What publishing used to mean…
Friday, February 19th, 2010
On recent nights I’ve been reading A Crooked Sixpence, a novel about London journalism in the 1950s by Murray Sayle. Published in 1961, the book portrays the many mechanisms and methods needed to crank out a newspaper before computers came along… and LONG before The Internets made hundreds of hours of labor and tons of machinery obsolescent. Here’s Sayle’s portrait of a Saturday before the weekly Sunday edition came out:
The sub-editors had already started work around the big horse-shoe table a few feet from him, trimming and shaping the smaller stories for the news pages. There were twenty of them, in shirt-sleeves, heads bowed and pencils flying over piles of copy-paper. The bare arms and furrowed foreheads, the unbuttoned collars and loosened ties made them look like aging schoolboys doing a grueling Eng. Lit. paper. The chief sub-editor, a one-eyed elderly man who looked after the answers to readers’ queries during the week, presided at the center of the outer curve of the table. He was working through a pile of stories from the basket at his elbow, reading the first few paragraphs of each, marketing a spot on a clipped bundle of page schemes and throwing the document to one of the labourers with his order, ‘Five pars with a single-column staggered two-line head in eighteen’ or ‘Two-par fill, early page.’ For more complicated prescriptions, he wrote he directions on the copy and sometimes drew the shape of headline he wanted.As the sub-editors worked, O’Toole noticed that their left hands were periodically busy on the table, the fingere thumping in order like pacticing pianists’. They were counting letters, reducing political turmoil in far-off republics to RED GRAB BID because eighteen-point Roman Ultra-Bodoni makes nineteen units (including spaces) in a twenty-four em line over a shallow double, and even the Russians haven’t developed rubber type faces yet.”
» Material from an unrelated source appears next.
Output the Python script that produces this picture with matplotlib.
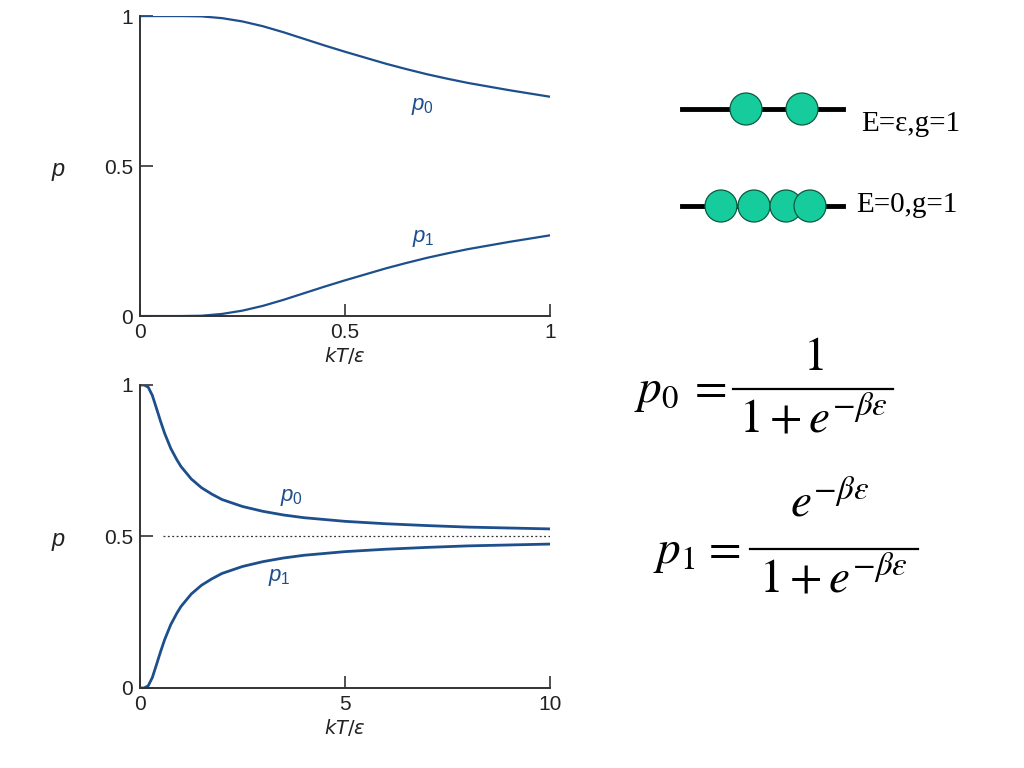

For the record, Sayle is one of the journalists who Harold Evans, as editor of the Sunday Times, sent to Ulster to report on Bloody Sunday, the day in January 1972 when British troops shot dead 14 civil rights protesters in Londonderry. The results of the Sunday Times’ investigation — that the day was a massacre, not a battle — was never published because the commencement of British judicial proceedings put a lid on any and all publishing about the event.